**WHAT YOU WILL DO:** Transcribe every line from the top down to the line with "domain_y = [0.0, 7.0]", both ends included, but not the pictures.
===== DATASET EXCERPT =====
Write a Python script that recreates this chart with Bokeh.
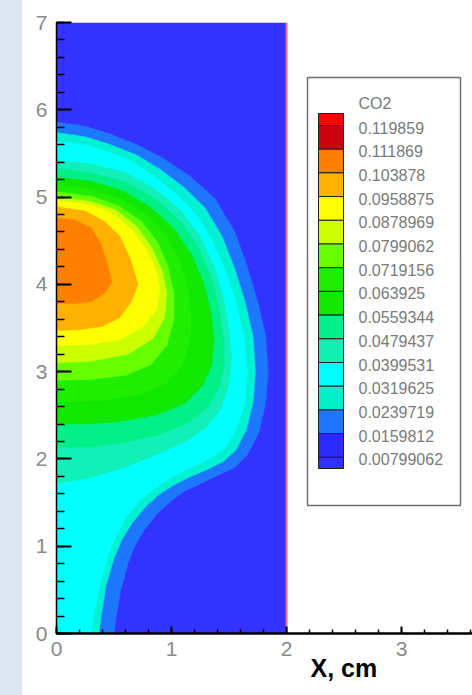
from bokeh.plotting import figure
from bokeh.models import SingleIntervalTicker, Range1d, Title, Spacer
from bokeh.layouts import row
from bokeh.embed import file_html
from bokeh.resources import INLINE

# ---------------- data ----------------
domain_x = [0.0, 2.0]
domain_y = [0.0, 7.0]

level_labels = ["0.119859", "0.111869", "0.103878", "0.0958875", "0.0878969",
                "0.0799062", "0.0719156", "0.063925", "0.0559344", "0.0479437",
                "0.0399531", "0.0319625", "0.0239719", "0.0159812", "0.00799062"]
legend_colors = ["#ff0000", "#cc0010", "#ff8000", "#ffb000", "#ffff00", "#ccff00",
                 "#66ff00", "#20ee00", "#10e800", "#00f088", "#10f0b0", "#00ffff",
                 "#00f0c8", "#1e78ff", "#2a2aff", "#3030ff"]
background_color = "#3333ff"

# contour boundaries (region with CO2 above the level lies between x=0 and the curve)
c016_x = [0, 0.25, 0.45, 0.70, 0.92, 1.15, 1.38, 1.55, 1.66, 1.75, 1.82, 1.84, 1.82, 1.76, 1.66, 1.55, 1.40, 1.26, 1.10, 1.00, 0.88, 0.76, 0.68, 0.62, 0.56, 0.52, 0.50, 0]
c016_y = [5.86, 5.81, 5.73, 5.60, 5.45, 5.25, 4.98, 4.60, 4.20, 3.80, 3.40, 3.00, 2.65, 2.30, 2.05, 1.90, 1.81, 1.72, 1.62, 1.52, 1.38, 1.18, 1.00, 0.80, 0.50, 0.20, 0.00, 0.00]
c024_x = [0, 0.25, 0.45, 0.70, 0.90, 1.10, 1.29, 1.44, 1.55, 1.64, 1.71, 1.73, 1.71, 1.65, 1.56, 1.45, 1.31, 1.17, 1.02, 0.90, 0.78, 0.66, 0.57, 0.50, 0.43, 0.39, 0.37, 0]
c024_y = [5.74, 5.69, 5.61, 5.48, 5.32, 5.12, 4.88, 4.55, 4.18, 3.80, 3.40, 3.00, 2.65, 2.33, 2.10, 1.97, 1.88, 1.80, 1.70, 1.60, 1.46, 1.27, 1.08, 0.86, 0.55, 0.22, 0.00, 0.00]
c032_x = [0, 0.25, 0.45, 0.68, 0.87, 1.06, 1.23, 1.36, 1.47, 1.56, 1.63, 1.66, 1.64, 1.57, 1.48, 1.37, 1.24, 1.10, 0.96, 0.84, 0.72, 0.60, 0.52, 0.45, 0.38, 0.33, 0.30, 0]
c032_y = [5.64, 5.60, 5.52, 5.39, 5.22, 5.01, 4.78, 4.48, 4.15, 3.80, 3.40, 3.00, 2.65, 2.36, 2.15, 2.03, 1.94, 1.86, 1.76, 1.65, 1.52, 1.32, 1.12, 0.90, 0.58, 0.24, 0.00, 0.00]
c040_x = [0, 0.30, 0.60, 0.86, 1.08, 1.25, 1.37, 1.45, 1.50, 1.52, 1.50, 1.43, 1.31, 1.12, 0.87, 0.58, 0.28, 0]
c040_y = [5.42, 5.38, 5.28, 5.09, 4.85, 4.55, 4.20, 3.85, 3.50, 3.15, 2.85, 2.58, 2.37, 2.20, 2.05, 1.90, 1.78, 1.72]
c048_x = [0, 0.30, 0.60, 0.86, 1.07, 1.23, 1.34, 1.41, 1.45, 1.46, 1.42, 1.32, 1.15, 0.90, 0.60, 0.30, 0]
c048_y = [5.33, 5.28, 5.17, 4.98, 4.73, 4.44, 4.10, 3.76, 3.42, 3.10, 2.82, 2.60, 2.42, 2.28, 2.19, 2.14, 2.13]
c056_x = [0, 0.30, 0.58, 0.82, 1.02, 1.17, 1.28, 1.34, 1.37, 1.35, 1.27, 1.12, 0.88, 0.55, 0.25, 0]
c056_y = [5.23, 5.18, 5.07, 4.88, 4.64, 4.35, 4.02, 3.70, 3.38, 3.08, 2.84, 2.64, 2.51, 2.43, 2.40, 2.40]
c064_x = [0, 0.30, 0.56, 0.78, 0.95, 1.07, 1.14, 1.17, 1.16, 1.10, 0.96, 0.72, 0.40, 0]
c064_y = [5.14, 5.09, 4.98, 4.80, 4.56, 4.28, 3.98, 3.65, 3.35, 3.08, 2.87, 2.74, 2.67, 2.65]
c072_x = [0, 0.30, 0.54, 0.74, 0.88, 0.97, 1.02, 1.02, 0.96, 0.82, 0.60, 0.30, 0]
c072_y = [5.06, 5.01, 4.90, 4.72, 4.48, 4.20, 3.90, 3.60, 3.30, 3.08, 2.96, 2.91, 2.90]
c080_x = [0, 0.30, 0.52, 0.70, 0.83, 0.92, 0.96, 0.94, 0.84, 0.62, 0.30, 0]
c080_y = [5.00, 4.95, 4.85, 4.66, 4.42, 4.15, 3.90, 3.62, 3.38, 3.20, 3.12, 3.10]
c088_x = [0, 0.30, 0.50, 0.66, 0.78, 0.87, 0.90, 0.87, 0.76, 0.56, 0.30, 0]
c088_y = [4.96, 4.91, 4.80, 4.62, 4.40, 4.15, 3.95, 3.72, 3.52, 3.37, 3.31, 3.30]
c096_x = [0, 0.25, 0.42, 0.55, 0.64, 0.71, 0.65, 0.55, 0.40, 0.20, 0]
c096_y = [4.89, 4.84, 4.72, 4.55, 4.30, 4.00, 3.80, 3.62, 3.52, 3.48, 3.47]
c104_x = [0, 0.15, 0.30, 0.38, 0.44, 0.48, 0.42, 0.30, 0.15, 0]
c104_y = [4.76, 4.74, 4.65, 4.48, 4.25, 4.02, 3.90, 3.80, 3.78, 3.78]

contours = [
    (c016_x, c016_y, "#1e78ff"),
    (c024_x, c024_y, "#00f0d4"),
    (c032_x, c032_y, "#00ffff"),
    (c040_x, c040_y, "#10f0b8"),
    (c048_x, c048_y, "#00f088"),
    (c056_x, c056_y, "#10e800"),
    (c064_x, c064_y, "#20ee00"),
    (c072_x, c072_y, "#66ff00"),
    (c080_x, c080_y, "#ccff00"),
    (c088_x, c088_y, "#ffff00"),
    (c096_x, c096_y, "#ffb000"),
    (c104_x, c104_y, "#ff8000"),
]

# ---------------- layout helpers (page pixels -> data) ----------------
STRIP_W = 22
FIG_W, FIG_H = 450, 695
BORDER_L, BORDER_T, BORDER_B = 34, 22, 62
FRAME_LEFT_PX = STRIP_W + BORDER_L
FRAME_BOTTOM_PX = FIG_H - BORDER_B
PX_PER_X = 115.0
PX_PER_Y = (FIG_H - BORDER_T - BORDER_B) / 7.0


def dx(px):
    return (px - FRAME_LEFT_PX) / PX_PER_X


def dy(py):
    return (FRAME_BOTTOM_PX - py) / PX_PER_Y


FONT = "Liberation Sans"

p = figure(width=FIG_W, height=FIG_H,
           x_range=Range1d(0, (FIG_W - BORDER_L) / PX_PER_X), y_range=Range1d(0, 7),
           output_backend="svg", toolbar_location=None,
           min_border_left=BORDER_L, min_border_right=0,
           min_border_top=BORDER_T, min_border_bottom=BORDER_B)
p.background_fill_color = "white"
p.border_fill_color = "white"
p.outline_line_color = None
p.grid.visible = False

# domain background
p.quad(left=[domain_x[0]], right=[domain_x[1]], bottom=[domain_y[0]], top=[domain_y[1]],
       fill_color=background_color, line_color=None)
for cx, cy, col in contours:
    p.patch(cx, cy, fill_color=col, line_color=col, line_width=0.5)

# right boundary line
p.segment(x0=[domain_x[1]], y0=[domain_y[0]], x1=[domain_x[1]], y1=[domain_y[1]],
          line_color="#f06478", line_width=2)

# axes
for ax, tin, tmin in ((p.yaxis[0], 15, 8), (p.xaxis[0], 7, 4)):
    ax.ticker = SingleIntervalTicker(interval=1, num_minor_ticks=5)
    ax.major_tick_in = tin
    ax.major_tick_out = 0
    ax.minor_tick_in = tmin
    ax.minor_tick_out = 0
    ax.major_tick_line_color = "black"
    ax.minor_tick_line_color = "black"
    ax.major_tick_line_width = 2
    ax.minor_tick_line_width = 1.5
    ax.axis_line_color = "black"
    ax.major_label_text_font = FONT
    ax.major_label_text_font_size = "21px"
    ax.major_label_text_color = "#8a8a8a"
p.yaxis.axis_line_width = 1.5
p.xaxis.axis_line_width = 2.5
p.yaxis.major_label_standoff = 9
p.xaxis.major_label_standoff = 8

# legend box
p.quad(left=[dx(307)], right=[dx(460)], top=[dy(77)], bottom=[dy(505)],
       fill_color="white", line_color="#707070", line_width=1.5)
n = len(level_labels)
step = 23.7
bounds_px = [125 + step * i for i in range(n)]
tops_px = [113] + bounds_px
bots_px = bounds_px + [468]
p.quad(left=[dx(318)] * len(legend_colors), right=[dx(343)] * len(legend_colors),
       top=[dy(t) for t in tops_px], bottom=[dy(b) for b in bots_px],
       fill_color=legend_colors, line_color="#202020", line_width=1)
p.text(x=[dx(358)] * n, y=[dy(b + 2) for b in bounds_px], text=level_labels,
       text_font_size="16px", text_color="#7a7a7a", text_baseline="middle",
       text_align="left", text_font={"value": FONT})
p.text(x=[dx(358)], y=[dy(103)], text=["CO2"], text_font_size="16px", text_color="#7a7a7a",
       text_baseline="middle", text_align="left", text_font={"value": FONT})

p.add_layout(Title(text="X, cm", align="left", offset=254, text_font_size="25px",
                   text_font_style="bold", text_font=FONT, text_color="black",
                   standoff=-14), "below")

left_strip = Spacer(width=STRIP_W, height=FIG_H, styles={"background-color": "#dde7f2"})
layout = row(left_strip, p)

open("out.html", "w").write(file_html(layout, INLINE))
=====
**TASK RESPONSE:**
Write a Python script that recreates this chart with Bokeh.
from bokeh.plotting import figure
from bokeh.models import SingleIntervalTicker, Range1d, Title, Spacer
from bokeh.layouts import row
from bokeh.embed import file_html
from bokeh.resources import INLINE

# ---------------- data ----------------
domain_x = [0.0, 2.0]
domain_y = [0.0, 7.0]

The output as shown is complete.